I used to play with just my nails most of the time. I'm not a stereotypical fingerstyle player. I don't have the grace and touch that many of them have. Often, I used my nails, especially my index finger, almost like flatpicks. Occasionally, when I broke a nail, I would get an artificial nail applied at the nail salon and liked the sound and feel of the false nail but didn't like what it did to my natural nail or what happened when it was getting to the end of its life and began to catch the string on the trailing edge of the nail. OUCH! So as quickly as possible, I'd try to get back to my natural nail. And that worked OK. I tried fingerpicks and they just don't work and I considered just going to artificial nails as a permanent solution but didn't want to go there...
Then we moved to CA and I found myself playing electric guitar. The strings are much thinner and did terrible things to my nails so I went to a flatpick. Unfortunately, I hold the flatpick very close to the tip and my index finger nail hits the strings along with the pick... which damages that nail even more. So I began using a flatpick on acoustic as well most of the time... which just exacerbates the chips that I get from using the flatpick. So I've been using flatpicks... only they come in scores of sizes, shapes, and materials.
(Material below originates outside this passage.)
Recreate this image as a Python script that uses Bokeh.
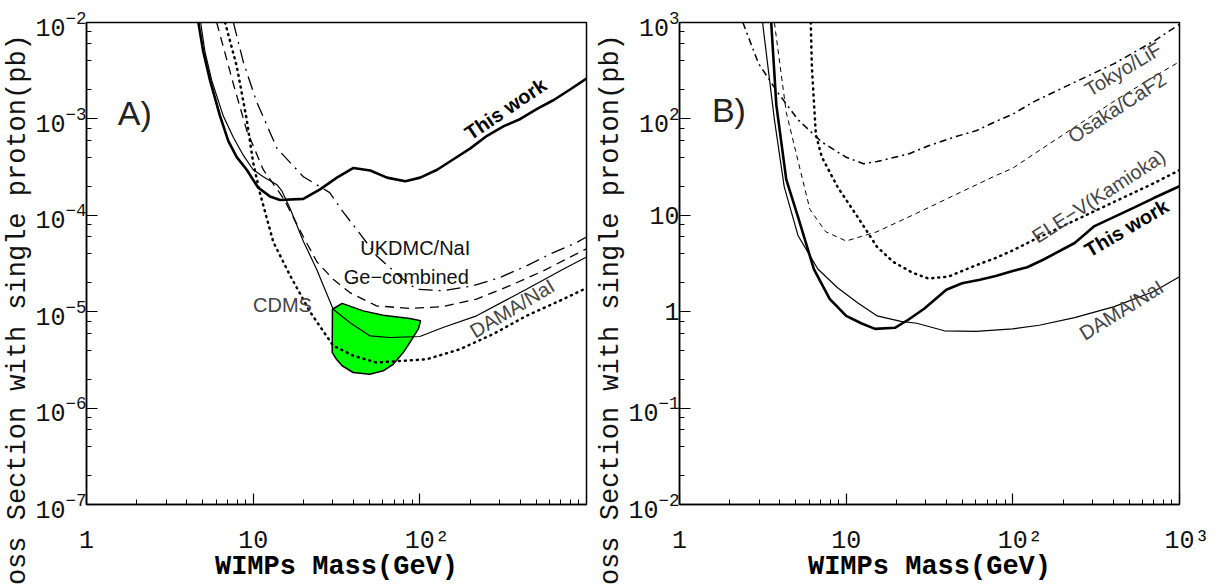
import math
from bokeh.plotting import figure
from bokeh.layouts import row
from bokeh.models import LogTickFormatter, FixedTicker, LogTicker, Label, Title
from bokeh.embed import file_html
from bokeh.resources import INLINE

# ---------------- Panel A) spin independent ----------------
a_this_mass = [4.69, 5.02, 5.51, 6.33, 7.10, 7.97, 9.15, 10.7, 12.6, 14.5, 20.0, 25.2, 31.8, 40.0,
               50.4, 63.5, 81.8, 100.6, 127, 160, 201, 253, 319, 401, 505, 636, 801, 1000]
a_this_sigma = [1.0e-2, 4.97e-3, 2.51e-3, 1.07e-3, 5.87e-4, 4.01e-4, 2.97e-4, 1.94e-4, 1.57e-4, 1.44e-4,
                1.48e-4, 1.86e-4, 2.46e-4, 3.10e-4, 2.92e-4, 2.46e-4, 2.26e-4, 2.46e-4, 2.97e-4,
                3.84e-4, 4.95e-4, 6.68e-4, 8.41e-4, 9.98e-4, 1.27e-3, 1.57e-3, 2.03e-3, 2.62e-3]

a_dama_mass = [4.84, 5.14, 5.64, 6.62, 7.61, 8.74, 10.0, 11.5, 13.9, 14.9, 16.7, 20.0, 24.1, 30.2,
               38.0, 50.1, 66.0, 100, 139, 219, 436, 724, 1000]
a_dama_sigma = [1.0e-2, 4.97e-3, 2.51e-3, 1.07e-3, 6.41e-4, 4.18e-4, 2.97e-4, 2.51e-4, 2.07e-4, 1.78e-4,
                1.16e-4, 5.39e-5, 2.72e-5, 1.06e-5, 7.73e-6, 5.62e-6, 5.40e-6, 5.53e-6, 6.9e-6,
                9.06e-6, 1.71e-5, 2.76e-5, 3.7e-5]

a_ukdmc_mass = [7.61, 8.74, 10.5, 13.9, 20.0, 28.8, 34.8, 41.7, 55.0, 79.5, 95.5, 138, 209, 302, 436,
                602, 871, 1000]
a_ukdmc_sigma = [1.0e-2, 3.85e-3, 1.50e-3, 4.95e-4, 2.51e-4, 1.72e-4, 1.07e-4, 7.18e-5, 3.80e-5,
                 2.17e-5, 1.71e-5, 1.65e-5, 1.86e-5, 2.26e-5, 2.99e-5, 3.95e-5, 5.22e-5, 5.95e-5]

a_ge_mass = [6.04, 7.61, 9.15, 11.5, 15.2, 20.0, 24.1, 30.2, 38.0, 55.0, 87.1, 138, 219, 347, 550, 1000]
a_ge_sigma = [1.0e-2, 2.30e-3, 7.60e-4, 2.97e-4, 1.50e-4, 6.0e-5, 3.3e-5, 2.17e-5, 1.58e-5, 1.15e-5,
              1.08e-5, 1.13e-5, 1.35e-5, 1.86e-5, 2.65e-5, 4.5e-5]

a_cdms_mass = [6.78, 7.97, 9.15, 10.0, 10.96, 13.2, 16.6, 21.9, 30.2, 39.8, 55.0, 110, 174, 275, 436,
               692, 1000]
a_cdms_sigma = [1.0e-2, 3.53e-3, 9.82e-4, 3.52e-4, 1.72e-4, 5.3e-5, 2.4e-5, 1.0e-5, 4.45e-6, 3.5e-6,
                2.97e-6, 3.21e-6, 4.08e-6, 5.85e-6, 9.06e-6, 1.30e-5, 1.76e-5]

a_region_mass = [29.9, 34.2, 45.7, 60.3, 87.1, 101, 97.8, 87.1, 79.5, 69.2, 60.3, 50.1, 39.8, 34.2,
                 31.6, 29.8]
a_region_sigma = [1.06e-5, 1.22e-5, 1.02e-5, 9.2e-6, 8.5e-6, 8.05e-6, 6.58e-6, 4.79e-6, 3.77e-6,
                  2.85e-6, 2.44e-6, 2.25e-6, 2.34e-6, 2.75e-6, 3.21e-6, 3.78e-6]

# ---------------- Panel B) spin dependent ----------------
b_this_mass = [3.55, 3.81, 4.37, 5.14, 6.40, 7.96, 10.0, 12.3, 14.9, 19.6, 23.7, 29.5, 39.9, 49.6,
               63.4, 78.9, 99.8, 122, 152, 235, 309, 406, 533, 701, 1000]
b_this_sigma = [1000, 140, 23.6, 9.64, 2.77, 1.36, 0.906, 0.759, 0.664, 0.681, 0.830, 1.08, 1.69, 1.97,
                2.15, 2.35, 2.64, 2.89, 3.46, 5.16, 7.73, 9.64, 12.0, 15.1, 20.0]

b_dama_mass = [3.15, 3.71, 4.25, 5.14, 6.76, 8.88, 11.7, 15.3, 21.3, 26.5, 38.8, 60.1, 99.8, 144, 235,
               406, 701, 1000]
b_dama_sigma = [1000, 98.2, 19.7, 6.18, 2.77, 1.77, 1.24, 0.906, 0.793, 0.759, 0.634, 0.624, 0.664,
                0.724, 0.867, 1.13, 1.62, 2.31]

b_tokyo_mass = [2.40, 2.98, 3.92, 5.14, 7.14, 9.91, 12.7, 15.3, 23.7, 31.2, 45.7, 60.1, 78.9, 99.8,
                136, 235, 406, 701, 1000]
b_tokyo_sigma = [1000, 375, 184, 98.2, 57.5, 40.3, 34.3, 36.1, 43.3, 52.6, 65.8, 75.2, 94.0, 112, 153,
                 240, 375, 640, 957]

b_osaka_mass = [3.71, 4.37, 5.14, 6.06, 7.54, 10.0, 15.3, 26.5, 45.7, 78.9, 99.8, 136, 235, 406, 701,
                1000]
b_osaka_sigma = [1000, 117, 36.8, 11.5, 6.75, 5.41, 6.75, 10.5, 16.5, 25.8, 30.8, 44.0, 82.2, 153, 274,
                 392]

b_ele_mass = [6.13, 6.23, 6.58, 7.14, 8.88, 11.7, 15.3, 19.1, 25.1, 31.2, 41.0, 60.1, 78.9, 99.8, 136,
              235, 406, 701, 1000]
b_ele_sigma = [1000, 343, 68.7, 40.3, 19.7, 9.64, 4.72, 3.30, 2.53, 2.21, 2.31, 3.03, 3.61, 4.32, 5.65,
               8.83, 13.8, 21.5, 29.4]

# ---------------- ticks ----------------
a_x_ticks = [1, 10, 100]
a_x_tick_labels = ["1", "10", "\u00a010\u00b2"]
b_x_ticks = [1, 10, 100, 1000]
b_x_tick_labels = ["1", "10", "\u00a010\u00b2", "\u00a010\u00b3"]
x_minor = [d * k for d in (1, 10, 100) for k in range(2, 10)]

Y_TITLE = "Cross Section with single proton(pb)"
X_TITLE = "WIMPs Mass(GeV)"
MONO = "Liberation Mono"
SANS = "Liberation Sans"
LBL = "#2a2a2a"


def make_fig(y_range, left, right, xticks, xlabels):
    p = figure(frame_width=500, frame_height=482, x_axis_type="log", y_axis_type="log",
               x_range=(1, 1000), y_range=y_range, output_backend="svg", toolbar_location=None,
               min_border_left=left, min_border_right=right, min_border_top=22,
               min_border_bottom=10)
    p.grid.visible = False
    p.outline_line_color = "black"
    p.outline_line_width = 1.5
    p.outline_line_alpha = 1
    p.background_fill_color = "white"
    p.border_fill_color = "white"
    p.xaxis.ticker = FixedTicker(ticks=xticks, minor_ticks=x_minor)
    p.yaxis.ticker = LogTicker()
    for ax in (p.xaxis[0], p.yaxis[0]):
        ax.major_tick_in = 11
        ax.major_tick_out = 0
        ax.minor_tick_in = 5
        ax.minor_tick_out = 0
        ax.major_tick_line_color = "black"
        ax.minor_tick_line_color = "black"
        ax.major_tick_line_width = 1.2
        ax.minor_tick_line_width = 1
        ax.axis_line_color = "black"
        ax.axis_line_width = 1.5
        ax.major_label_text_font = MONO
        ax.major_label_text_font_size = "25px"
        ax.major_label_text_color = "#111111"
        ax.formatter = LogTickFormatter()
    p.yaxis.major_label_overrides = {1: "1", 10: "10"}
    p.xaxis.major_label_overrides = dict(zip(xticks, xlabels))
    p.xaxis.major_label_standoff = 22
    p.yaxis.major_label_standoff = 0
    p.xaxis.axis_label = X_TITLE
    p.xaxis.axis_label_text_font = MONO
    p.xaxis.axis_label_text_font_style = "bold"
    p.xaxis.axis_label_text_font_size = "27px"
    p.xaxis.axis_label_text_color = "black"
    p.xaxis.axis_label_standoff = -7
    p.add_layout(Title(text=Y_TITLE, align="left", offset=-113, standoff=0, text_font=MONO,
                       text_font_size="27px", text_font_style="normal", text_color="#111111"),
                 "left")
    return p


def tag(p, x, y, text, angle=0.0, size="20px", style="normal", color=LBL, font=SANS):
    p.add_layout(Label(x=x, y=y, text=text, angle=math.radians(angle), text_align="center",
                       text_baseline="middle", text_font=font, text_font_size=size,
                       text_font_style=style, text_color=color))


dot = dict(line_dash="1 5", line_cap="round", line_width=2.5, line_color="black")

# ---- Panel A
pA = make_fig((1e-7, 1e-2), 82, 7, a_x_ticks, a_x_tick_labels)
pA.patch(a_region_mass, a_region_sigma, fill_color="#00ff00", line_color="black", line_width=1.5)
pA.line(a_cdms_mass, a_cdms_sigma, **dot)
pA.line(a_ge_mass, a_ge_sigma, line_color="black", line_width=1.3, line_dash="9 6")
pA.line(a_ukdmc_mass, a_ukdmc_sigma, line_color="black", line_width=1.3, line_dash="14 6 2 6")
pA.line(a_dama_mass, a_dama_sigma, line_color="black", line_width=1.2)
pA.line(a_this_mass, a_this_sigma, line_color="black", line_width=2.6)
tag(pA, 1.95, 1.16e-3, "A)", size="34px", color="#222222")
tag(pA, 327, 1.27e-3, "This work", angle=34, style="bold", color="black")
tag(pA, 93.9, 4.55e-5, "UKDMC/NaI", color="#111111")
tag(pA, 82.9, 2.30e-5, "Ge\u2212combined", color="#111111")
tag(pA, 15.0, 1.16e-5, "CDMS", color="#444444")
tag(pA, 358, 1.08e-5, "DAMA/NaI", angle=31, color="#444444")

# ---- Panel B
pB = make_fig((1e-2, 1e3), 82, 30, b_x_ticks, b_x_tick_labels)
pB.line(b_ele_mass, b_ele_sigma, **dot)
pB.line(b_osaka_mass, b_osaka_sigma, line_color="black", line_width=1.0, line_dash="5 4")
pB.line(b_tokyo_mass, b_tokyo_sigma, line_color="black", line_width=1.5, line_dash="7 4 2 4")
pB.line(b_dama_mass, b_dama_sigma, line_color="black", line_width=1.2)
pB.line(b_this_mass, b_this_sigma, line_color="black", line_width=2.6)
tag(pB, 1.98, 123, "B)", size="34px", color="#222222")
tag(pB, 458, 328, "Tokyo/LiF", angle=31, color="#444444")
tag(pB, 422, 131, "Osaka/CaF2", angle=33, color="#444444")
tag(pB, 327, 15.8, "ELE\u2212V(Kamioka)", angle=33, color="#444444")
tag(pB, 481, 7.38, "This work", angle=30.5, style="bold", color="black")
tag(pB, 448, 1.04, "DAMA/NaI", angle=32, color="#444444")

layout = row(pA, pB, spacing=0)
open("out.html", "w").write(file_html(layout, INLINE))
The holy grail of picks is made from real tortoise shell. Of course, it is illegal and immoral so I don't have any of them and never will. Word is that they sound amazing and are the best feel of any pick. Many modern pick companies are trying to replicate that sound and feel without killing sea turtles for the material.
When I used to play electric, I used these wonderful little ivory or bone picks that were made from the tops of old piano keys. They sound very organic and feel good but they are hard to find, break, and can be expensive. And of course, ivory has its own issues of legality and morality. I still have a few and I have a few bone blanks from old piano keys... I may end up going back to them.
I really like the V picks on electric guitar. I love the way they slide through the string and the fat solid pick just feels right in my hand. At $4 they're expensive compared to the $.25 pick you get at the local Best Buy but not compared to some of the other picks out there. I tried them on acoustic and they're OK... but the make a funny chirping sound as they wear so on to something else for acoustic.
I'm waiting for an order of Wegen picks. I've heard good things about them... that they approach the sound and feel of tortoise shell. I'm hoping they work well. We'll see. At about the same price as the V pick, I can easily justify a bunch of them.
There are a couple of companies out there making expensive picks. Blue Chip & Red Bear are the most visible right now and both are generating a lot of buzz and lots of true believers. At $20 for a Red Bear and $35 for a Blue Chip, they aren't throw away picks... but if they do what they say, maybe they're worth it. One of these days I'll order at least one of each. And of course, if I like them, I'll need two for each guitar case...
I could tell you that each material and even the shape of a pick change the sound of your playing and the way you play and I would be telling you the truth. There is more to it though... it is the small things that, added together, make up our lives. It is the little details, the little acts, the daily habits, that make us who we are. So, as I search for the right pick... I'm thinking of it as a metaphor for my life. Each day I make hundreds of small choices, many of them unconsciously, all of which affect the melody that is my life. They dictate who I will be and even who I can be. The little things matter.